Mrs. Smith’s common name belies her uncommon character. Faced with a truly astounding run of bad luck (husband dead, money gone, health gone, friends walking out), she still manages to stay cheerful. Anne decides that it’s simply Mrs. Smith’s nature to be happy: "here was that elasticity of mind, that disposition to be comforted, that power of turning readily from evil to good, and of finding employment which carried her out of herself, which was from nature alone" (17.7) – unfortunately she can’t make her fortune from bottling and selling Mrs. Smith’s Happy Juice. Mrs. Smith shows that happiness isn’t always dependent on what you have – sometimes just who you are is enough.
What Mrs. Smith does have, however, is information and experience. While Anne is disposed to think the best of people, unless she’s given reason not to, Mrs. Smith knows how bad people can be. And it’s her previous experience of being burned by Mr. Elliot that enables her to keep Anne from suffering the same fate.
Mrs. Smith doesn’t share her information on Mr. Elliot, however, until it almost doesn’t matter any more. She believes that Anne is actually going to marry Mr. Elliot, so she keeps her mouth shut. However, once she’s convinced that Anne’s not interested in the man, Mrs. Smith spills what she knows about his past sins.

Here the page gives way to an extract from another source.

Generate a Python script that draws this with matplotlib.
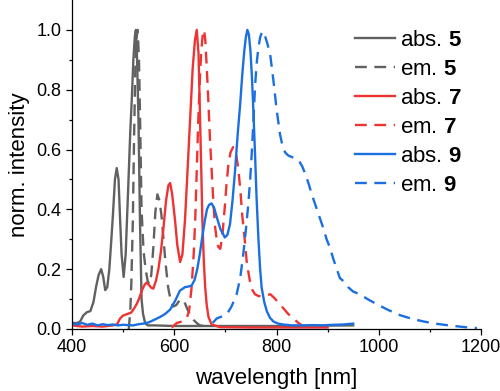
import matplotlib
matplotlib.use("Agg")
import matplotlib.pyplot as plt

plt.rcParams['font.family'] = ['Liberation Sans', 'DejaVu Sans']
plt.rcParams['mathtext.fontset'] = 'custom'
plt.rcParams['mathtext.rm'] = 'Liberation Sans'
plt.rcParams['mathtext.bf'] = 'Liberation Sans:bold'

# ---- data ----
abs5_x = [400, 410, 416, 422, 429, 436, 442, 447, 452, 457, 461, 465, 469, 473, 477, 480, 484, 487.5, 491, 494, 497, 501, 505, 510, 514, 517, 520, 523, 525, 527, 530, 533, 536, 539, 543, 548, 560, 600, 700, 800, 950]
abs5_y = [0.02, 0.02, 0.025, 0.045, 0.056, 0.06, 0.09, 0.14, 0.18, 0.2, 0.175, 0.13, 0.14, 0.2, 0.3, 0.38, 0.5, 0.538, 0.5, 0.37, 0.25, 0.174, 0.25, 0.475, 0.66, 0.77, 0.9, 0.98, 1.0, 0.92, 0.7, 0.36, 0.1, 0.05, 0.02, 0.012, 0.012, 0.01, 0.01, 0.01, 0.012]

em5_x = [511, 514, 516, 519, 521.5, 524, 526, 528.5, 531, 533, 536, 540, 544, 548, 551, 555, 559, 563, 567, 571, 575, 579, 583, 588, 593, 598, 604, 610, 615, 620, 626, 632, 638, 644, 650, 660]
em5_y = [0.0, 0.06, 0.15, 0.36, 0.65, 0.88, 0.97, 1.0, 0.9, 0.72, 0.4, 0.26, 0.2, 0.16, 0.15, 0.18, 0.27, 0.39, 0.45, 0.43, 0.38, 0.3, 0.22, 0.14, 0.095, 0.075, 0.08, 0.095, 0.1, 0.09, 0.065, 0.045, 0.03, 0.02, 0.012, 0.01]

abs7_x = [400, 420, 440, 460, 480, 488, 494, 500, 508, 516, 522, 527, 532, 537, 542, 546, 550, 555, 559, 564, 569, 574, 579, 584, 588.5, 592, 596, 601.5, 606, 611.5, 616, 621, 626, 631, 636, 640.5, 644, 647.5, 650.5, 653, 655, 658, 660.5, 663.5, 667, 673, 690, 750, 800, 850, 900]
abs7_y = [0.012, 0.008, 0.01, 0.008, 0.012, 0.015, 0.035, 0.045, 0.05, 0.055, 0.07, 0.085, 0.105, 0.13, 0.148, 0.155, 0.148, 0.138, 0.135, 0.16, 0.2, 0.26, 0.34, 0.43, 0.48, 0.488, 0.45, 0.364, 0.28, 0.224, 0.25, 0.364, 0.53, 0.70, 0.87, 0.966, 1.0, 0.92, 0.7, 0.52, 0.364, 0.22, 0.14, 0.08, 0.04, 0.015, 0.006, 0.005, 0.005, 0.005, 0.005]

em7_x = [595, 605, 615, 624, 629, 634, 638, 641, 644, 647, 650, 652.5, 655.5, 658.5, 661, 664, 667, 670, 673.5, 677, 680, 683, 686, 690, 694, 699, 702, 706, 710, 715, 720, 725, 729, 733, 738, 742, 748, 753, 758, 765, 772, 780, 788, 795, 803, 813, 823, 833, 843, 850]
em7_y = [0.005, 0.02, 0.025, 0.035, 0.06, 0.14, 0.25, 0.364, 0.53, 0.70, 0.83, 0.92, 0.98, 1.0, 0.96, 0.86, 0.75, 0.63, 0.52, 0.41, 0.34, 0.30, 0.275, 0.268, 0.31, 0.41, 0.48, 0.552, 0.59, 0.608, 0.595, 0.54, 0.47, 0.38, 0.296, 0.22, 0.16, 0.13, 0.116, 0.11, 0.11, 0.113, 0.116, 0.105, 0.09, 0.07, 0.05, 0.035, 0.02, 0.012]

abs9_x = [400, 410, 420, 430, 440, 450, 460, 470, 480, 490, 500, 510, 520, 530, 540, 550, 560, 572, 582, 592, 602, 611, 621, 628, 634, 640, 645, 650, 655, 660, 664, 668, 673, 678, 683, 690, 699, 704, 709, 714, 719, 724, 729, 733, 737, 740, 743, 746, 749, 752, 755, 758, 761, 764.5, 768, 771, 776, 781, 787, 794, 803, 813, 830, 850, 870, 890, 910, 930, 950]
abs9_y = [0.02, 0.015, 0.02, 0.014, 0.018, 0.012, 0.016, 0.013, 0.015, 0.012, 0.014, 0.013, 0.012, 0.016, 0.018, 0.022, 0.03, 0.04, 0.05, 0.065, 0.095, 0.128, 0.14, 0.142, 0.145, 0.165, 0.2, 0.25, 0.31, 0.364, 0.4, 0.415, 0.42, 0.405, 0.375, 0.335, 0.306, 0.315, 0.35, 0.43, 0.53, 0.65, 0.753, 0.85, 0.93, 0.975, 1.0, 0.985, 0.93, 0.84, 0.72, 0.585, 0.44, 0.306, 0.2, 0.138, 0.09, 0.06, 0.038, 0.025, 0.018, 0.015, 0.012, 0.012, 0.013, 0.012, 0.014, 0.015, 0.018]

em9_x = [675, 683, 693, 703, 712, 722, 729, 735, 740, 745, 748.5, 751.5, 755, 758, 761, 764.5, 768, 771, 774, 777.5, 782, 787.5, 794, 800.5, 807, 812, 817, 823, 830, 837, 843, 850, 856, 863, 869, 877, 885, 892, 898, 905, 911, 918, 924, 931, 940, 950, 963, 978, 996, 1018, 1042, 1065, 1088, 1110, 1133, 1158, 1182, 1192]
em9_y = [0.02, 0.035, 0.042, 0.05, 0.075, 0.116, 0.17, 0.25, 0.33, 0.42, 0.5, 0.585, 0.7, 0.81, 0.885, 0.94, 0.975, 0.99, 0.995, 0.98, 0.955, 0.92, 0.83, 0.73, 0.65, 0.61, 0.59, 0.58, 0.575, 0.57, 0.565, 0.545, 0.52, 0.485, 0.45, 0.41, 0.37, 0.335, 0.30, 0.27, 0.235, 0.2, 0.17, 0.16, 0.14, 0.125, 0.116, 0.1, 0.083, 0.064, 0.046, 0.034, 0.025, 0.018, 0.013, 0.008, 0.004, 0.003]

labels = [r'abs. $\mathbf{5}$', r'em. $\mathbf{5}$', r'abs. $\mathbf{7}$',
          r'em. $\mathbf{7}$', r'abs. $\mathbf{9}$', r'em. $\mathbf{9}$']
x_ticks = [400, 600, 800, 1000, 1200]
y_ticks = [0.0, 0.2, 0.4, 0.6, 0.8, 1.0]

GRAY = '#616161'
RED = '#ee3333'
BLUE = '#1b6fe0'

fig = plt.figure(figsize=(5.0, 3.91), dpi=100)
ax = fig.add_axes([0.144, 0.1586, 0.818, 0.8414])

series = [(abs5_x, abs5_y, GRAY, '-'), (em5_x, em5_y, GRAY, '--'),
          (abs7_x, abs7_y, RED, '-'), (em7_x, em7_y, RED, '--'),
          (abs9_x, abs9_y, BLUE, '-'), (em9_x, em9_y, BLUE, '--')]
for (xs, ys, c, ls), lab in zip(series, labels):
    line, = ax.plot(xs, ys, color=c, lw=1.7, label=lab)
    if ls == '--':
        line.set_dashes((5.0, 3.2))

ax.set_xlim(400, 1200)
ax.set_ylim(0, 1.1)
ax.set_xticks(x_ticks)
ax.set_yticks(y_ticks)
ax.set_xticks([500, 700, 900, 1100], minor=True)
ax.set_yticks([0.1, 0.3, 0.5, 0.7, 0.9], minor=True)
ax.set_yticklabels([f'{v:.1f}' for v in y_ticks])
ax.tick_params(axis='both', which='major', direction='out', length=4, width=0.9, labelsize=13)
ax.tick_params(axis='both', which='minor', direction='out', length=2.5, width=0.9)
for s in ['top', 'right']:
    ax.spines[s].set_visible(False)
for s in ['left', 'bottom']:
    ax.spines[s].set_linewidth(0.9)

ax.set_xlabel('wavelength [nm]', fontsize=16, labelpad=8)
ax.set_ylabel('norm. intensity', fontsize=16, labelpad=5)

leg = ax.legend(loc='upper left', bbox_to_anchor=(0.692, 0.91),
                frameon=False, fontsize=16, handlelength=1.8, handletextpad=0.22,
                labelspacing=0.36, borderaxespad=0.0, borderpad=0.0)

fig.savefig('out.png', dpi=100)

Why doesn’t she tell Anne the dirt on Mr. Elliot when she first hears of her friend’s involvement with him? Mrs. Smith herself gives a few reasons: she thought it wouldn’t make any difference in a marriage already decided, she was trying to respect Anne’s supposed engagement by not badmouthing her husband-to-be, and she thought Mr. Elliot would treat Anne better than he treated his first wife. Perhaps some or all of these reasons are true, though it’s also possible that Mrs. Smith was hoping that she could get at Mr. Elliot through Anne and force him to restore her lost fortune. Eventually, however, she puts her friendship first, and still ends up getting her fortune back through Anne’s husband – Captain Wentworth.